▸ Given request:
Type out the complete listing below word for word, without its pictures.

▸ Raw data:
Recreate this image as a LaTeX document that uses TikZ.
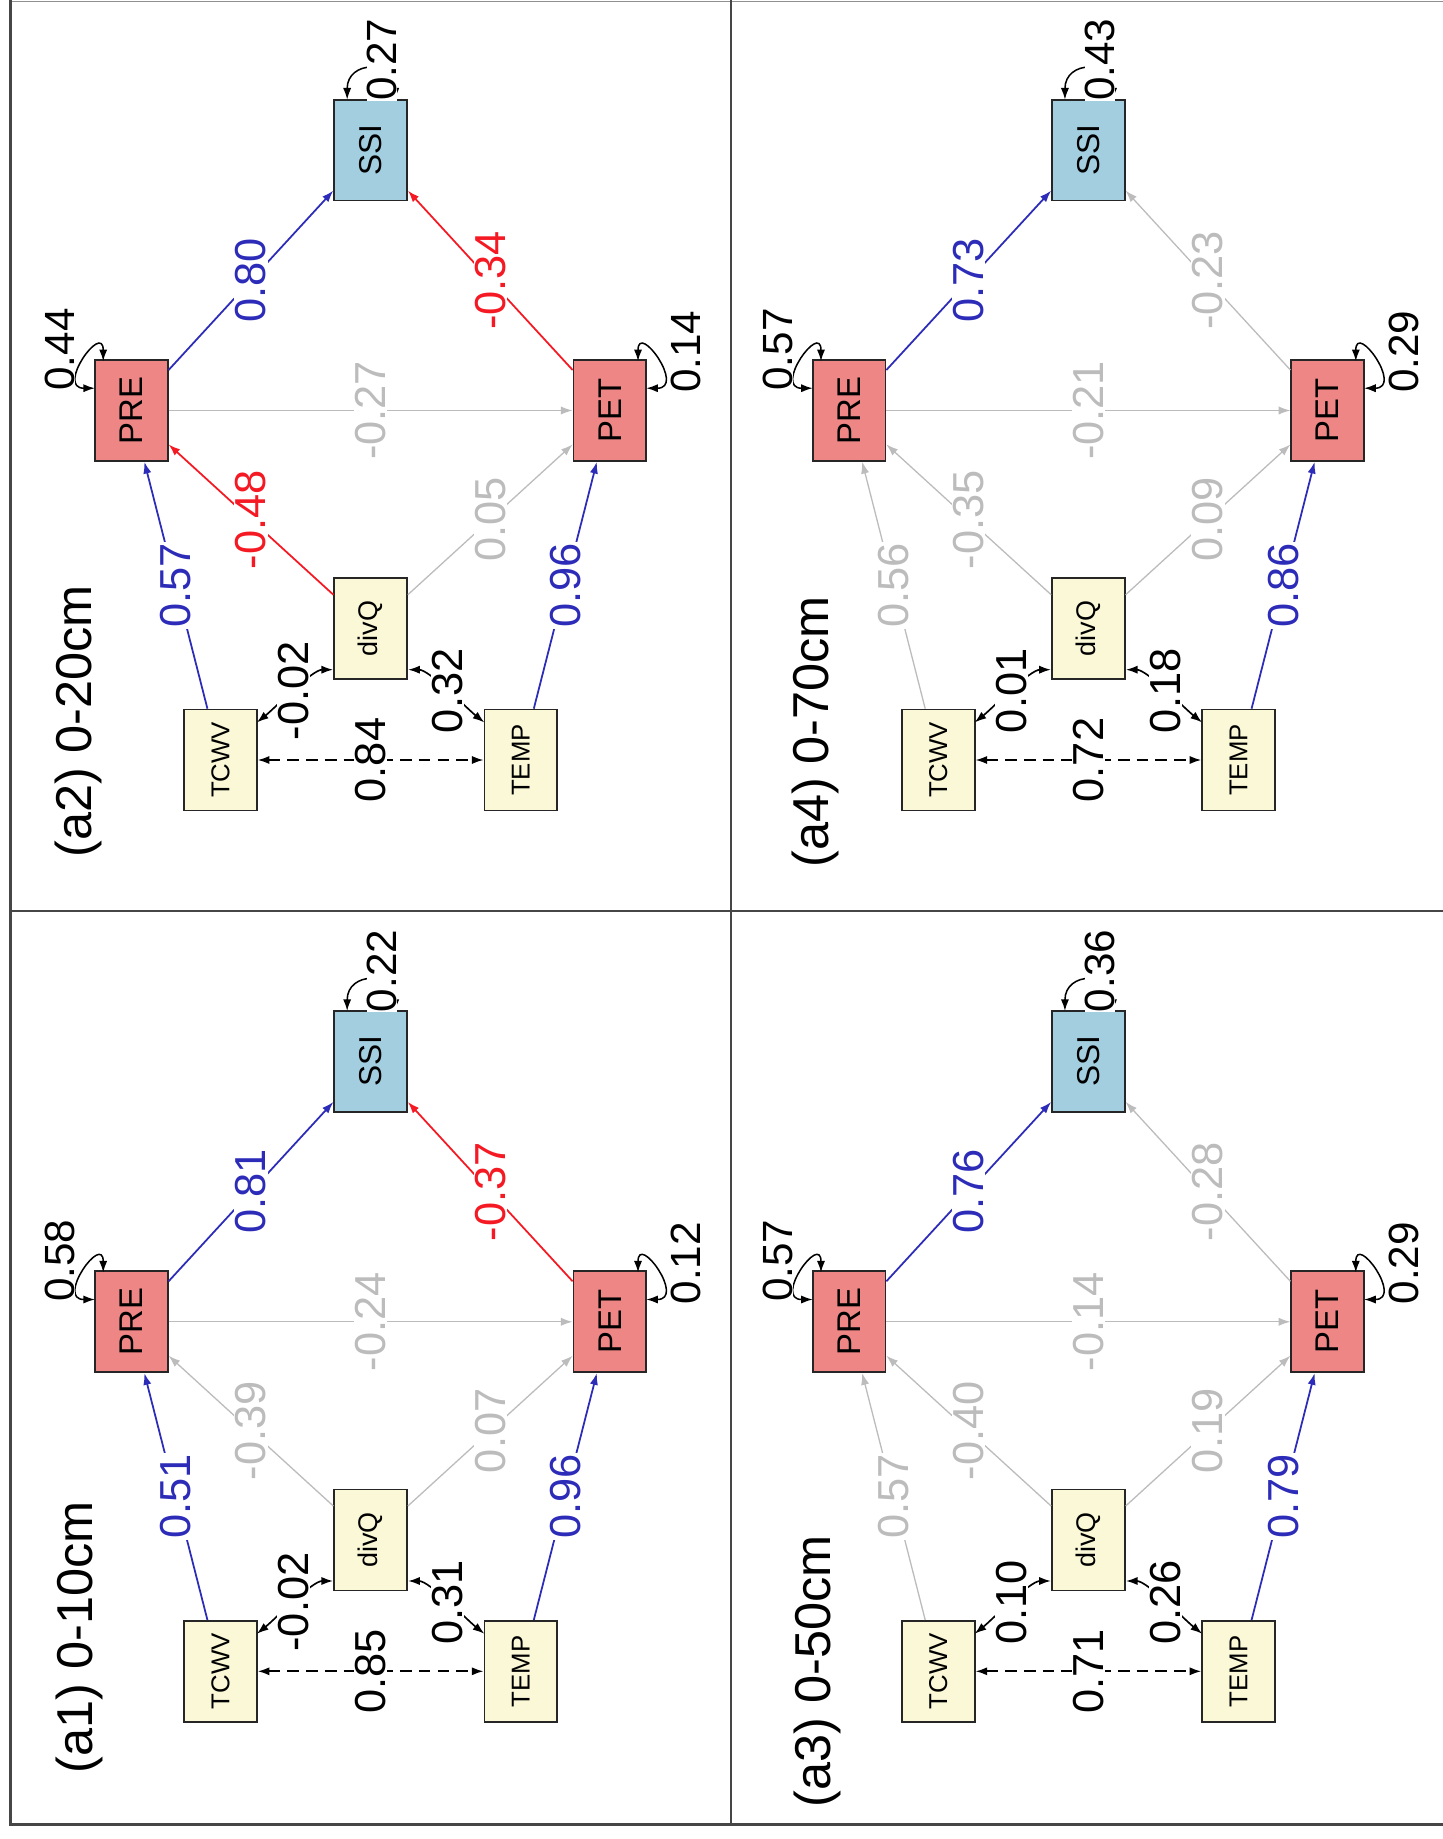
\documentclass[tikz,border=0pt]{standalone}
\usepackage{fontspec}
\setmainfont{Liberation Sans}
\usetikzlibrary{arrows.meta,calc}
\definecolor{endoC}{RGB}{238,134,134}
\definecolor{ssiC}{RGB}{162,206,224}
\definecolor{exoC}{RGB}{250,248,214}
\definecolor{pblue}{RGB}{44,44,185}
\definecolor{pred}{RGB}{245,25,35}
\definecolor{pgray}{RGB}{188,188,188}
\definecolor{frameC}{RGB}{70,70,70}
\tikzset{
  x=1pt, y=-1pt,
  box/.style={draw=black!85, line width=1.5pt, rotate=90, minimum width=86pt, minimum height=62pt, inner sep=0pt},
  endo/.style={box, fill=endoC, font=\fontsize{28}{28}\selectfont},
  ssibox/.style={box, fill=ssiC, font=\fontsize{27}{27}\selectfont},
  exo/.style={box, fill=exoC},
  tip/.tip={Latex[length=10pt,width=7pt]},
  eb/.style={color=pblue, line width=1.5pt, -tip},
  er/.style={color=pred, line width=1.5pt, -tip},
  eg/.style={color=pgray, line width=1.1pt, -tip},
  cov/.style={color=black, line width=1.4pt, tip-tip},
  dcov/.style={cov, dash pattern=on 10pt off 6pt},
  resid/.style={color=black, line width=1.3pt, tip-tip},
  lab/.style={fill=white, inner sep=1pt, rotate=90, font=\fontsize{37}{37}\selectfont},
  rlab/.style={fill=white, inner sep=0pt, rotate=90, font=\fontsize{36}{36}\selectfont},
  ttl/.style={inner sep=0pt, rotate=90, font=\fontsize{43}{43}\selectfont},
  frame/.style={draw=frameC, line width=2pt},
}
% #1 prefix, #2 x offset, #3 y offset, #4 title, #5 title position
\newcommand{\drawpanel}[5]{%
  \node[endo] (#1pre) at (#2+112,#3+350) {PRE};
  \node[endo] (#1pet) at (#2+520,#3+350) {PET};
  \node[ssibox] (#1ssi) at (#2+316,#3+128) {SSI};
  \node[exo, font=\fontsize{23}{23}\selectfont] (#1divq) at (#2+316,#3+536) {divQ};
  \node[exo, font=\fontsize{22}{22}\selectfont] (#1tcwv) at (#2+188,#3+648) {TCWV};
  \node[exo, font=\fontsize{22}{22}\selectfont] (#1temp) at (#2+444,#3+648) {TEMP};
  \draw[sTP] (#1tcwv) -- node[lab] (#1lTP) {\vTP} (#1pre);
  \draw[sDP] (#1divq) -- node[lab] (#1lDP) {\vDP} (#1pre);
  \draw[sPP] (#1pre) -- node[lab] (#1lPP) {\vPP} (#1pet);
  \draw[sDE] (#1divq) -- node[lab] (#1lDE) {\vDE} (#1pet);
  \draw[sTE] (#1temp) -- node[lab] (#1lTE) {\vTE} (#1pet);
  \draw[sPS] (#1pre) -- node[lab] (#1lPS) {\vPS} (#1ssi);
  \draw[sES] (#1pet) -- node[lab] (#1lES) {\vES} (#1ssi);
  \draw[dcov] (#1tcwv) -- node[lab] (#1lTT) {\vTT} (#1temp);
  \draw[cov] ($(#1tcwv)+(31,-32)$) .. controls +(15,-12) and +(-18,0) .. ($(#1divq)+(-32,35)$)
     node[lab, pos=0.5] (#1lTD) {\vTD};
  \draw[cov] ($(#1divq)+(32,35)$) .. controls +(18,0) and +(-15,-12) .. ($(#1temp)+(-31,-32)$)
     node[lab, pos=0.5] (#1lDT) {\vDT};
  \draw[resid] ($(#1pre)+(-24,-42)$) .. controls +(0,-34) and +(-34,0) .. ($(#1pre)+(-31,-19)$);
  \node[rlab] (#1rPRE) at ($(#1pre)+(-61,-52)$) {\rPRE};
  \draw[resid] ($(#1pet)+(24,-42)$) .. controls +(0,-34) and +(34,0) .. ($(#1pet)+(31,-19)$);
  \node[rlab] (#1rPET) at ($(#1pet)+(65,-50)$) {\rPET};
  \draw[resid] ($(#1ssi)+(-20,-43)$) .. controls +(0,-34) and +(0,-34) .. ($(#1ssi)+(21,-43)$);
  \node[rlab] (#1rSSI) at ($(#1ssi)+(10,-77)$) {\rSSI};
  \node[ttl] (#1title) at (#5) {#4};
}
\begin{document}
\begin{tikzpicture}
\useasboundingbox[fill=white] (0,0) rectangle (1230,1568);
% frame
\draw[draw=frameC!60, line width=1.2pt] (9,1.5) -- (1230,1.5);
\draw[frame] (9,0) -- (9,1557);
\draw[frame] (623,0) -- (623,1557);
\draw[frame] (9,777) -- (1230,777);
\draw[frame, line width=2.6pt] (9,1556) -- (1230,1556);
% a2 (top left)
\tikzset{sTP/.style=eb, sDP/.style=er, sPP/.style=eg, sDE/.style=eg, sTE/.style=eb, sPS/.style=eb, sES/.style=er}
\def\vTP{0.57}\def\vDP{-0.48}\def\vPP{-0.27}\def\vDE{0.05}\def\vTE{0.96}\def\vPS{0.80}\def\vES{-0.34}
\def\vTT{0.84}\def\vTD{-0.02}\def\vDT{0.32}\def\rPRE{0.44}\def\rPET{0.14}\def\rSSI{0.27}
\drawpanel{a2}{0}{0}{(a2) 0-20cm}{67,615}
% a1 (bottom left)
\tikzset{sTP/.style=eb, sDP/.style=eg, sPP/.style=eg, sDE/.style=eg, sTE/.style=eb, sPS/.style=eb, sES/.style=er}
\def\vTP{0.51}\def\vDP{-0.39}\def\vPP{-0.24}\def\vDE{0.07}\def\vTE{0.96}\def\vPS{0.81}\def\vES{-0.37}
\def\vTT{0.85}\def\vTD{-0.02}\def\vDT{0.31}\def\rPRE{0.58}\def\rPET{0.12}\def\rSSI{0.22}
\drawpanel{a1}{0}{777}{(a1) 0-10cm}{68,1396}
% a4 (top right)
\tikzset{sTP/.style=eg, sDP/.style=eg, sPP/.style=eg, sDE/.style=eg, sTE/.style=eb, sPS/.style=eb, sES/.style=eg}
\def\vTP{0.56}\def\vDP{-0.35}\def\vPP{-0.21}\def\vDE{0.09}\def\vTE{0.86}\def\vPS{0.73}\def\vES{-0.23}
\def\vTT{0.72}\def\vTD{0.01}\def\vDT{0.18}\def\rPRE{0.57}\def\rPET{0.29}\def\rSSI{0.43}
\drawpanel{a4}{612}{0}{(a4) 0-70cm}{695,624}
% a3 (bottom right)
\tikzset{sTP/.style=eg, sDP/.style=eg, sPP/.style=eg, sDE/.style=eg, sTE/.style=eb, sPS/.style=eb, sES/.style=eg}
\def\vTP{0.57}\def\vDP{-0.40}\def\vPP{-0.14}\def\vDE{0.19}\def\vTE{0.79}\def\vPS{0.76}\def\vES{-0.28}
\def\vTT{0.71}\def\vTD{0.10}\def\vDT{0.26}\def\rPRE{0.57}\def\rPET{0.29}\def\rSSI{0.36}
\drawpanel{a3}{612}{777}{(a3) 0-50cm}{697,1425}
\end{tikzpicture}
\end{document}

▸ Written solution:
Recreate this image as a LaTeX document that uses TikZ.
\documentclass[tikz,border=0pt]{standalone}
\usepackage{fontspec}
\setmainfont{Liberation Sans}
\usetikzlibrary{arrows.meta,calc}
\definecolor{endoC}{RGB}{238,134,134}
\definecolor{ssiC}{RGB}{162,206,224}
\definecolor{exoC}{RGB}{250,248,214}
\definecolor{pblue}{RGB}{44,44,185}
\definecolor{pred}{RGB}{245,25,35}
\definecolor{pgray}{RGB}{188,188,188}
\definecolor{frameC}{RGB}{70,70,70}
\tikzset{
  x=1pt, y=-1pt,
  box/.style={draw=black!85, line width=1.5pt, rotate=90, minimum width=86pt, minimum height=62pt, inner sep=0pt},
  endo/.style={box, fill=endoC, font=\fontsize{28}{28}\selectfont},
  ssibox/.style={box, fill=ssiC, font=\fontsize{27}{27}\selectfont},
  exo/.style={box, fill=exoC},
  tip/.tip={Latex[length=10pt,width=7pt]},
  eb/.style={color=pblue, line width=1.5pt, -tip},
  er/.style={color=pred, line width=1.5pt, -tip},
  eg/.style={color=pgray, line width=1.1pt, -tip},
  cov/.style={color=black, line width=1.4pt, tip-tip},
  dcov/.style={cov, dash pattern=on 10pt off 6pt},
  resid/.style={color=black, line width=1.3pt, tip-tip},
  lab/.style={fill=white, inner sep=1pt, rotate=90, font=\fontsize{37}{37}\selectfont},
  rlab/.style={fill=white, inner sep=0pt, rotate=90, font=\fontsize{36}{36}\selectfont},
  ttl/.style={inner sep=0pt, rotate=90, font=\fontsize{43}{43}\selectfont},
  frame/.style={draw=frameC, line width=2pt},
}
% #1 prefix, #2 x offset, #3 y offset, #4 title, #5 title position
\newcommand{\drawpanel}[5]{%
  \node[endo] (#1pre) at (#2+112,#3+350) {PRE};
  \node[endo] (#1pet) at (#2+520,#3+350) {PET};
  \node[ssibox] (#1ssi) at (#2+316,#3+128) {SSI};
  \node[exo, font=\fontsize{23}{23}\selectfont] (#1divq) at (#2+316,#3+536) {divQ};
  \node[exo, font=\fontsize{22}{22}\selectfont] (#1tcwv) at (#2+188,#3+648) {TCWV};
  \node[exo, font=\fontsize{22}{22}\selectfont] (#1temp) at (#2+444,#3+648) {TEMP};
  \draw[sTP] (#1tcwv) -- node[lab] (#1lTP) {\vTP} (#1pre);
  \draw[sDP] (#1divq) -- node[lab] (#1lDP) {\vDP} (#1pre);
  \draw[sPP] (#1pre) -- node[lab] (#1lPP) {\vPP} (#1pet);
  \draw[sDE] (#1divq) -- node[lab] (#1lDE) {\vDE} (#1pet);
  \draw[sTE] (#1temp) -- node[lab] (#1lTE) {\vTE} (#1pet);
  \draw[sPS] (#1pre) -- node[lab] (#1lPS) {\vPS} (#1ssi);
  \draw[sES] (#1pet) -- node[lab] (#1lES) {\vES} (#1ssi);
  \draw[dcov] (#1tcwv) -- node[lab] (#1lTT) {\vTT} (#1temp);
  \draw[cov] ($(#1tcwv)+(31,-32)$) .. controls +(15,-12) and +(-18,0) .. ($(#1divq)+(-32,35)$)
     node[lab, pos=0.5] (#1lTD) {\vTD};
  \draw[cov] ($(#1divq)+(32,35)$) .. controls +(18,0) and +(-15,-12) .. ($(#1temp)+(-31,-32)$)
     node[lab, pos=0.5] (#1lDT) {\vDT};
  \draw[resid] ($(#1pre)+(-24,-42)$) .. controls +(0,-34) and +(-34,0) .. ($(#1pre)+(-31,-19)$);
  \node[rlab] (#1rPRE) at ($(#1pre)+(-61,-52)$) {\rPRE};
  \draw[resid] ($(#1pet)+(24,-42)$) .. controls +(0,-34) and +(34,0) .. ($(#1pet)+(31,-19)$);
  \node[rlab] (#1rPET) at ($(#1pet)+(65,-50)$) {\rPET};
  \draw[resid] ($(#1ssi)+(-20,-43)$) .. controls +(0,-34) and +(0,-34) .. ($(#1ssi)+(21,-43)$);
  \node[rlab] (#1rSSI) at ($(#1ssi)+(10,-77)$) {\rSSI};
  \node[ttl] (#1title) at (#5) {#4};
}
\begin{document}
\begin{tikzpicture}
\useasboundingbox[fill=white] (0,0) rectangle (1230,1568);
% frame
\draw[draw=frameC!60, line width=1.2pt] (9,1.5) -- (1230,1.5);
\draw[frame] (9,0) -- (9,1557);
\draw[frame] (623,0) -- (623,1557);
\draw[frame] (9,777) -- (1230,777);
\draw[frame, line width=2.6pt] (9,1556) -- (1230,1556);
% a2 (top left)
\tikzset{sTP/.style=eb, sDP/.style=er, sPP/.style=eg, sDE/.style=eg, sTE/.style=eb, sPS/.style=eb, sES/.style=er}
\def\vTP{0.57}\def\vDP{-0.48}\def\vPP{-0.27}\def\vDE{0.05}\def\vTE{0.96}\def\vPS{0.80}\def\vES{-0.34}
\def\vTT{0.84}\def\vTD{-0.02}\def\vDT{0.32}\def\rPRE{0.44}\def\rPET{0.14}\def\rSSI{0.27}
\drawpanel{a2}{0}{0}{(a2) 0-20cm}{67,615}
% a1 (bottom left)
\tikzset{sTP/.style=eb, sDP/.style=eg, sPP/.style=eg, sDE/.style=eg, sTE/.style=eb, sPS/.style=eb, sES/.style=er}
\def\vTP{0.51}\def\vDP{-0.39}\def\vPP{-0.24}\def\vDE{0.07}\def\vTE{0.96}\def\vPS{0.81}\def\vES{-0.37}
\def\vTT{0.85}\def\vTD{-0.02}\def\vDT{0.31}\def\rPRE{0.58}\def\rPET{0.12}\def\rSSI{0.22}
\drawpanel{a1}{0}{777}{(a1) 0-10cm}{68,1396}
% a4 (top right)
\tikzset{sTP/.style=eg, sDP/.style=eg, sPP/.style=eg, sDE/.style=eg, sTE/.style=eb, sPS/.style=eb, sES/.style=eg}
\def\vTP{0.56}\def\vDP{-0.35}\def\vPP{-0.21}\def\vDE{0.09}\def\vTE{0.86}\def\vPS{0.73}\def\vES{-0.23}
\def\vTT{0.72}\def\vTD{0.01}\def\vDT{0.18}\def\rPRE{0.57}\def\rPET{0.29}\def\rSSI{0.43}
\drawpanel{a4}{612}{0}{(a4) 0-70cm}{695,624}
% a3 (bottom right)
\tikzset{sTP/.style=eg, sDP/.style=eg, sPP/.style=eg, sDE/.style=eg, sTE/.style=eb, sPS/.style=eb, sES/.style=eg}
\def\vTP{0.57}\def\vDP{-0.40}\def\vPP{-0.14}\def\vDE{0.19}\def\vTE{0.79}\def\vPS{0.76}\def\vES{-0.28}
\def\vTT{0.71}\def\vTD{0.10}\def\vDT{0.26}\def\rPRE{0.57}\def\rPET{0.29}\def\rSSI{0.36}
\drawpanel{a3}{612}{777}{(a3) 0-50cm}{697,1425}
\end{tikzpicture}
\end{document}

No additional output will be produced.